For Pride Month, I present a thread of homoerotic medieval depictions of the sign Gemini.

[TW: there will be medieval images of erections down thread; yes, really]

(Morgan Library, MS M101, f. 006r) #MedievalTwitter
The hawker did not know *what* he'd stumbled upon, but he did not want to get involved.

(Morgan Library, MS M264, f 005r)
"Dance naked with me, bro."

(BnF, MS Latin 238, f. 3)
"Hold me, bro."

(Bodleian Library, MS. Digby 83, f. 054r)
A *lot* of medieval Gemini images are just two naked dudes blatantly staring at each other's dicks.

(BnF, MS Latin 12834, f. 49; Morgan Lib, MS m92, f. 017r; Morgan Lib, MS g14, f. 007v)
Censored! Which the next image won't be!

(Morgan Library, MS m28, f. 005v)
This is the first medieval image of erections I've ever seen, and I think it's not insignificant that it's an image of two men together.

(Bodleian Library, MS Rawl. C. 117, f. 150r)
This thread is silly, but I think there's a serious point to be made about the representation of queer desire in Gemini images and other places where the convention of representations made it "ok" to depict homoeroticism.

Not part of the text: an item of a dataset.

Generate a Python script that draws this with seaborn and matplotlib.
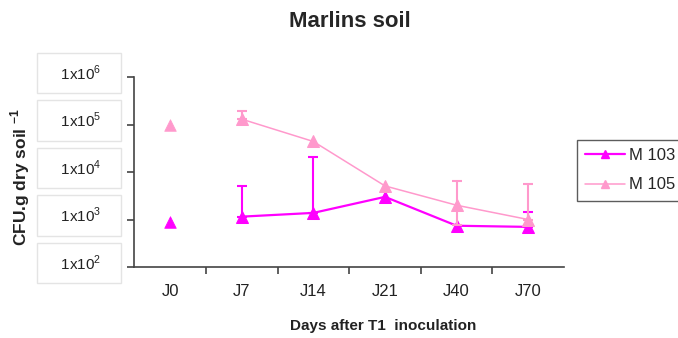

(Morgan Lib., MS m1053, f. 005v)
How many of the artists working on these manuscripts had queer desires? History is filled with queer people who found "safe" ways to depict their desires, and queer readers who read queer desire into homoerotic imagery.

(Bodleian Library, MS Laud Misc. 644, f. 008v)
Can we say that none of these artists did the same? Can we say that no medieval reader saw these images and burned them into their memory as perhaps the only reflection they ever came across of their own desires?

(Basel, Universitätsbibliothek, MS AN IV 18, f. 20r)
So much of queer history has been in representations that are not explicit but are meant to signal quietly to others who feel the same way.

When I post medieval art and say it's gay, I get pushback about anachronism and "reading into it."

(BNF Français 8648, fol. 112, France)
We don't really make those objections for eroticized art depicting men and women together, though.

(Morgan Library, MS m510, f. 004r)
I think queer art has often been MADE to be deniably queer, to be readable as both there and not, for the safety of artist and reader. I think that, as scholars and modern readers, we can recover queer possibilities if we read boldly.

(Morgan Library, MS M27, f. 007r)
Some images are just *obviously* gay, though.